Our theoretical calculations are based on density-functional-theory (DFT) methodologys implemented in the Vienna Ab initio Simulation Package (VASP 5.3) code44,45. The Perdew–Burke–Ernzerhof46 functional within the generalized gradient approximation for the exchange and correlation potential, together with the projector-augmented wave47 method, are adopted. The kinetic energy cut-off is set to 520 eV in all calculations. The Brillouin zones are sampled by Monkhorst−Pack scheme48, which is set to 5 × 7 × 5 for the unit cell. The shape and volume of each unit cell are fully optimized, and the convergence threshold for self-consistent-field iteration is set to 10−6 eV. Computed forces at all atomic sites are less than 0.01 eV/Å after geometry optimization.

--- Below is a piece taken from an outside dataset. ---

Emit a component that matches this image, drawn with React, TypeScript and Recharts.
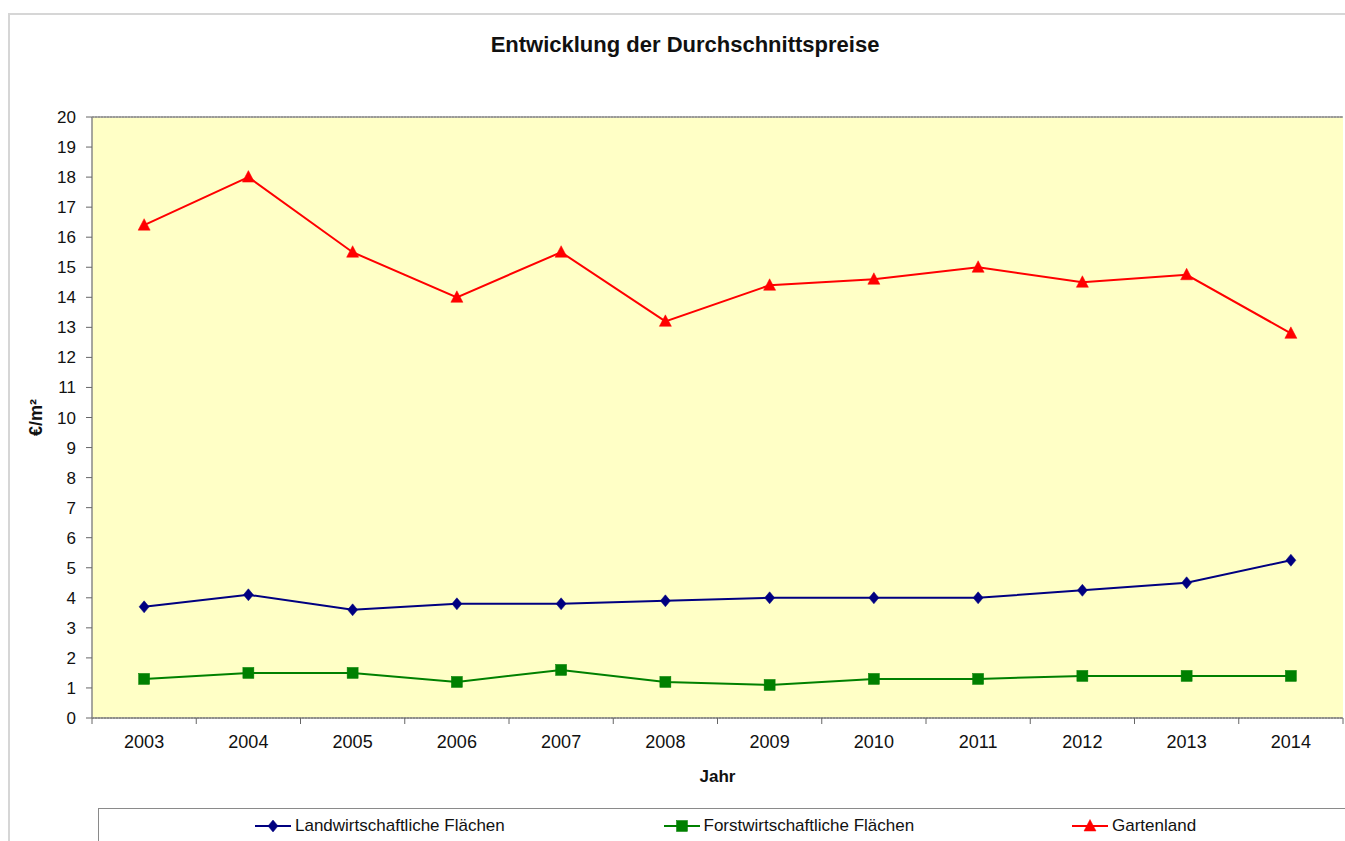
import React from 'react';
import { LineChart, Line, XAxis, YAxis, CartesianGrid, Legend, ReferenceLine } from 'recharts';

const years = [2003, 2004, 2005, 2006, 2007, 2008, 2009, 2010, 2011, 2012, 2013, 2014];
const landwirtschaft = [3.7, 4.1, 3.6, 3.8, 3.8, 3.9, 4.0, 4.0, 4.0, 4.25, 4.5, 5.25];
const forstwirtschaft = [1.3, 1.5, 1.5, 1.2, 1.6, 1.2, 1.1, 1.3, 1.3, 1.4, 1.4, 1.4];
const gartenland = [16.4, 18.0, 15.5, 14.0, 15.5, 13.2, 14.4, 14.6, 15.0, 14.5, 14.75, 12.8];
const yTicks = [0, 1, 2, 3, 4, 5, 6, 7, 8, 9, 10, 11, 12, 13, 14, 15, 16, 17, 18, 19, 20];

const seriesNames = ['Landwirtschaftliche Flächen', 'Forstwirtschaftliche Flächen', 'Gartenland'];
const seriesColors = ['#000080', '#008000', '#FF0000'];
const seriesShapes = ['diamond', 'square', 'triangle'];

const data = years.map((y, i) => ({
  year: y,
  landw: landwirtschaft[i],
  forst: forstwirtschaft[i],
  garten: gartenland[i],
}));

const boundaryTicks = [...years.map((y) => y - 0.5), years[years.length - 1] + 0.5];

const FONT = '"Liberation Sans", Arial, sans-serif';

function Marker({ shape, cx, cy, color }: { shape: string; cx: number; cy: number; color: string }) {
  if (cx == null || cy == null) return null;
  if (shape === 'diamond') {
    return <path d={`M${cx},${cy - 6} L${cx + 5},${cy} L${cx},${cy + 6} L${cx - 5},${cy} Z`} fill={color} stroke={color} strokeWidth={0.5} />;
  }
  if (shape === 'square') {
    return <rect x={cx - 5.5} y={cy - 5.5} width={11} height={11} fill={color} stroke={color} strokeWidth={0.5} />;
  }
  return <path d={`M${cx},${cy - 6.5} L${cx + 6},${cy + 5} L${cx - 6},${cy + 5} Z`} fill={color} stroke={color} strokeWidth={0.5} />;
}

const makeDot = (shape: string, color: string) => (props: any) => (
  <Marker key={`${shape}-${props.index}`} shape={shape} cx={props.cx} cy={props.cy} color={color} />
);

const EmptyTick = () => <g />;

const LegendContent = () => (
  <div style={{ position: 'relative', width: '100%', height: 40, fontFamily: FONT, fontSize: 17, color: '#111' }}>
    {seriesNames.map((name, i) => (
      <div
        key={name}
        style={{ position: 'absolute', left: 157 + i * 408.5, top: 8, display: 'flex', alignItems: 'center', whiteSpace: 'nowrap' }}
      >
        <svg width={36} height={16} style={{ marginRight: 4 }}>
          <line x1={0} y1={8} x2={36} y2={8} stroke={seriesColors[i]} strokeWidth={2} />
          <Marker shape={seriesShapes[i]} cx={18} cy={8} color={seriesColors[i]} />
        </svg>
        <span>{name}</span>
      </div>
    ))}
  </div>
);

const YLabel = (props: any) => {
  const vb = props.viewBox || {};
  const x = vb.x + 10;
  const y = vb.y + vb.height / 2;
  return (
    <text x={x} y={y} transform={`rotate(-90, ${x}, ${y})`} textAnchor="middle" dominantBaseline="central"
      fontFamily={FONT} fontSize={18} fontWeight="bold" fill="#111">
      €/m²
    </text>
  );
};

export default function App() {
  return (
    <div style={{ position: 'absolute', left: 0, top: 0, width: 1345, height: 841, background: '#fff', overflow: 'hidden' }}>
      <div style={{ position: 'absolute', left: 8, top: 13, width: 1400, height: 900, border: '2px solid #d6d6d6', boxSizing: 'border-box' }} />
      <div style={{ position: 'absolute', left: 98, top: 808, width: 1300, height: 100, border: '1.5px solid #8a8a8a', boxSizing: 'border-box' }} />
      <div style={{ position: 'absolute', left: 0, top: 32, width: 1370, textAlign: 'center', fontFamily: FONT, fontSize: 22, fontWeight: 'bold', color: '#111' }}>
        Entwicklung der Durchschnittspreise
      </div>
      <div style={{ position: 'absolute', left: 0, top: 0 }}>
        <LineChart width={1345} height={841} data={data} margin={{ top: 117, right: 2, bottom: 53, left: 26 }}>
          <CartesianGrid vertical={false} horizontal stroke="#444" strokeDasharray="2 1" fill="#FFFFC6" fillOpacity={1} />
          <XAxis
            xAxisId="b"
            type="number"
            dataKey="year"
            domain={[boundaryTicks[0], boundaryTicks[boundaryTicks.length - 1]]}
            ticks={years}
            interval={0}
            tickLine={false}
            axisLine={false}
            tickSize={6}
            tickMargin={10}
            tick={{ fontFamily: FONT, fontSize: 18, fill: '#111' }}
            height={69}
            allowDataOverflow
            label={{ value: 'Jahr', position: 'insideBottom', offset: 6, fontFamily: FONT, fontSize: 17, fontWeight: 'bold', fill: '#111' }}
          />
          <XAxis
            xAxisId="a"
            type="number"
            dataKey="year"
            domain={[boundaryTicks[0], boundaryTicks[boundaryTicks.length - 1]]}
            ticks={boundaryTicks}
            interval={0}
            tick={<EmptyTick />}
            tickSize={6}
            tickLine={{ stroke: '#666' }}
            axisLine={{ stroke: '#888', strokeWidth: 1.5 }}
            height={1}
            allowDataOverflow
          />
          <YAxis
            yAxisId="left"
            domain={[0, 20]}
            ticks={yTicks}
            interval={0}
            width={66}
            tickSize={6}
            tickMargin={10}
            tickLine={{ stroke: '#666' }}
            axisLine={{ stroke: '#888', strokeWidth: 1.5 }}
            tick={{ fontFamily: FONT, fontSize: 17, fill: '#111' }}
            label={<YLabel />}
          />
          <YAxis yAxisId="right" orientation="right" domain={[0, 20]} width={0} tick={false} tickLine={false} axisLine={{ stroke: '#aaa' }} />
          <ReferenceLine xAxisId="b" yAxisId="left" y={20} stroke="#999" strokeWidth={1.5} />
          <Legend verticalAlign="middle" align="center" layout="horizontal" content={<LegendContent />}
            wrapperStyle={{ position: 'absolute', left: 98, top: 808, width: 1247, height: 40 }} />
          <Line xAxisId="b" yAxisId="left" dataKey="landw" name={seriesNames[0]} stroke={seriesColors[0]} strokeWidth={2}
            dot={makeDot(seriesShapes[0], seriesColors[0])} activeDot={false} isAnimationActive={false} />
          <Line xAxisId="b" yAxisId="left" dataKey="forst" name={seriesNames[1]} stroke={seriesColors[1]} strokeWidth={2}
            dot={makeDot(seriesShapes[1], seriesColors[1])} activeDot={false} isAnimationActive={false} />
          <Line xAxisId="b" yAxisId="left" dataKey="garten" name={seriesNames[2]} stroke={seriesColors[2]} strokeWidth={2}
            dot={makeDot(seriesShapes[2], seriesColors[2])} activeDot={false} isAnimationActive={false} />
        </LineChart>
      </div>
    </div>
  );
}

The van der Waals interactions are taken into consideration by using DFT-D3 functional of Grimme49. The Berry phase method50 is employed to evaluate ferroelectric polarizations, while the ferroelectric/ferroelastic switching pathway is obtained by using a generalized solid-state elastic band (G-SSNEB) method51. The phonon calculations are performed using the finite displacement method as implemented in the PHONOPY program52. An unbiased swarm-intelligence structural method based on the particle swarm optimization (PSO) technique implemented in the Crystal structure AnaLYsis by Particle Swarm Optimization (CALYPSO) code53,54,55 is employed to search for low-energy structures of supersalts. For the PSO algorithm, the behavior of each individual is affected by either the best local or the best global individual to help it fly through the hyperspace. Moreover, an individual can learn from its past experiences to adjust its flying speed and direction, so all the individuals in the swarm can quickly converge to the global position. All 230 space groups are allowed for generation of structures, and 60% of the low-energy structures in previous generation are produced by PSO, while the rest are randomly generated with symmetry constraints.